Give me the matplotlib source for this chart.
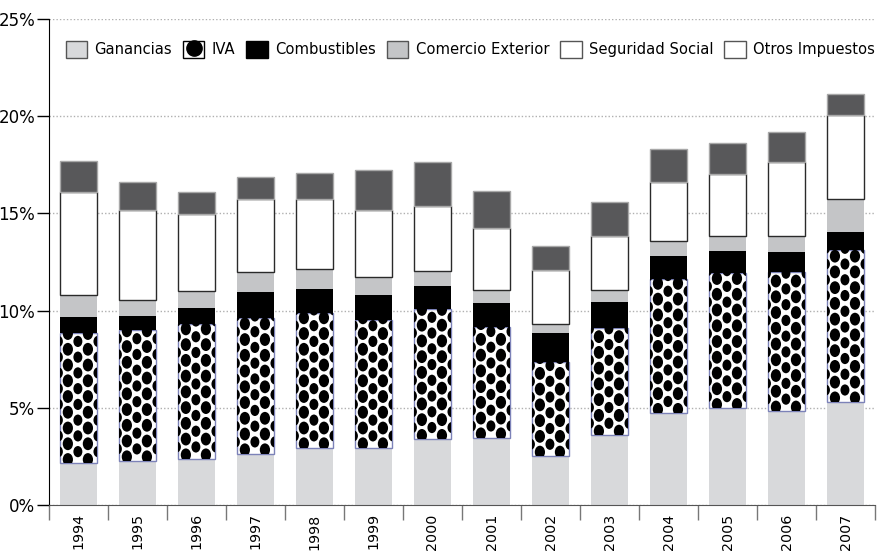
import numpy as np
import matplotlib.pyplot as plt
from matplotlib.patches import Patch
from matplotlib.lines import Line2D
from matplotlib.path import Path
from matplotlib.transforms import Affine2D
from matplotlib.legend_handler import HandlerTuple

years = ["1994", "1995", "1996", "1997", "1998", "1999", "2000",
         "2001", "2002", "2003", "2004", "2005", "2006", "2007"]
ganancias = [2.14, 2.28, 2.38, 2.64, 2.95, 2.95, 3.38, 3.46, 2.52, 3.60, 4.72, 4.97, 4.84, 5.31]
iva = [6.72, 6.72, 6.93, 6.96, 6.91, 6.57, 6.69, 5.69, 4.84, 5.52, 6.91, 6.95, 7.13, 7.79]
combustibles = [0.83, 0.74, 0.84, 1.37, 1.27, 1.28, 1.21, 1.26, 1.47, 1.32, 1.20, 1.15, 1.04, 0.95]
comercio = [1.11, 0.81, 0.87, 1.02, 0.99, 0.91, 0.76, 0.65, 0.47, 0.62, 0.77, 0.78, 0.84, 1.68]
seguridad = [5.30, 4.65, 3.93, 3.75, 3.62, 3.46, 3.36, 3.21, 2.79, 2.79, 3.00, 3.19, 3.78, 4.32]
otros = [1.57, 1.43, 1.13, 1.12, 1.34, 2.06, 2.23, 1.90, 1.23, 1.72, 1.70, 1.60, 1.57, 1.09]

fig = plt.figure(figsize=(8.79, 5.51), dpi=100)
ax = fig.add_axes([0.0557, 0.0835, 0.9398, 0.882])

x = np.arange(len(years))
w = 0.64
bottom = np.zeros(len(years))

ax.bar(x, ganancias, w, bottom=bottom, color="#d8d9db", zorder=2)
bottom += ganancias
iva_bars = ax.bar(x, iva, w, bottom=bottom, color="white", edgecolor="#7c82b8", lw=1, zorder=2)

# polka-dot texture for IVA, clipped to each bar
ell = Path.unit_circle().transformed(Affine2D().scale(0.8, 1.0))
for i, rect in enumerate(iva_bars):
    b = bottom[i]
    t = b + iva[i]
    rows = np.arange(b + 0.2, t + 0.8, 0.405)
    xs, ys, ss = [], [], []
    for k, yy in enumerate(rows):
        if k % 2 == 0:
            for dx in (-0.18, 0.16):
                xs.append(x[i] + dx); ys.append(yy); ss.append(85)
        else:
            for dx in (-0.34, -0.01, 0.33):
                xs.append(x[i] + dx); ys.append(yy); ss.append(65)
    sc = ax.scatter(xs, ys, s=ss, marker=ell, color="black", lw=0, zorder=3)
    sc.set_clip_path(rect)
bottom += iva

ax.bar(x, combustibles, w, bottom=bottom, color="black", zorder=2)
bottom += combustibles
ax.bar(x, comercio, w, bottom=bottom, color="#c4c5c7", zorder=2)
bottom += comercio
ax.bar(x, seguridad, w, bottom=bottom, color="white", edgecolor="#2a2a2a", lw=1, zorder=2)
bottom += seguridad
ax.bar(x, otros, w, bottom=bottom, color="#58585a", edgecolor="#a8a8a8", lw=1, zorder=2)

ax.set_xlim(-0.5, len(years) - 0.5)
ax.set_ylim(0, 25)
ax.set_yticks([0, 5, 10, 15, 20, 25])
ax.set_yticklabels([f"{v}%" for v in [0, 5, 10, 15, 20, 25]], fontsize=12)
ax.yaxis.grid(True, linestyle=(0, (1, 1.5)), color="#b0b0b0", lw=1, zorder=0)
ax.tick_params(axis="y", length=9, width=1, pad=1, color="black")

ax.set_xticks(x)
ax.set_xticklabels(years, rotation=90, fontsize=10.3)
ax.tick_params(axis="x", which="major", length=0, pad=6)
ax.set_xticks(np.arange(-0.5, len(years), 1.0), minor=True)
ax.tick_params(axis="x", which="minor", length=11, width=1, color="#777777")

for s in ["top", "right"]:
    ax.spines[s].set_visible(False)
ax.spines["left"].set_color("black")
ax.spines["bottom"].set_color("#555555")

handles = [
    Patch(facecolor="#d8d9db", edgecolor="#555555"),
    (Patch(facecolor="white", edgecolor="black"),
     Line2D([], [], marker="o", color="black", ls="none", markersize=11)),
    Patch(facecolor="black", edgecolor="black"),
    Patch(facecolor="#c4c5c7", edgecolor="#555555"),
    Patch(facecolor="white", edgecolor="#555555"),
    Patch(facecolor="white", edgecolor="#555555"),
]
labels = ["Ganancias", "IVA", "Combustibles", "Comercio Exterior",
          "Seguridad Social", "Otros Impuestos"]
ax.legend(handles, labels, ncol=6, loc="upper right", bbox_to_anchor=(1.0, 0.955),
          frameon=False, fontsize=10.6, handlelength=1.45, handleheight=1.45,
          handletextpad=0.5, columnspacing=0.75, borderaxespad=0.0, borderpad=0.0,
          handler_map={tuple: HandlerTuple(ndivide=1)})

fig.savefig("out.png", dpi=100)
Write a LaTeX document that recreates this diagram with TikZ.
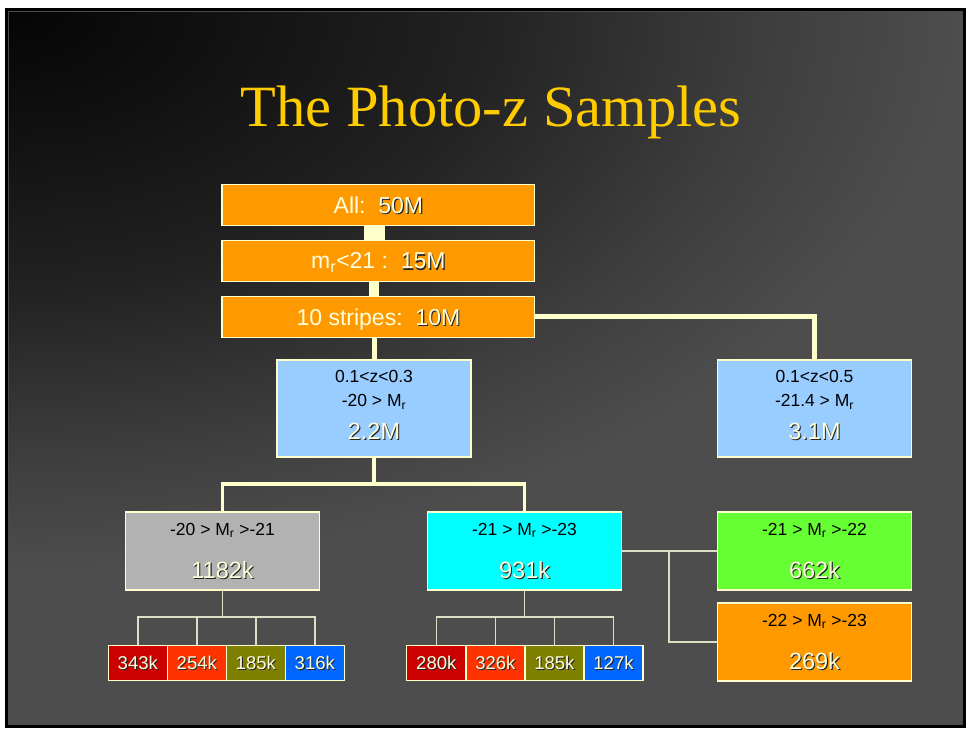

→ EXERCISE
Go through the material and copy out every line with "this" in it.

→ TASK OUTPUT
Give me the matplotlib source for this chart.
Write a LaTeX document that recreates this diagram with TikZ.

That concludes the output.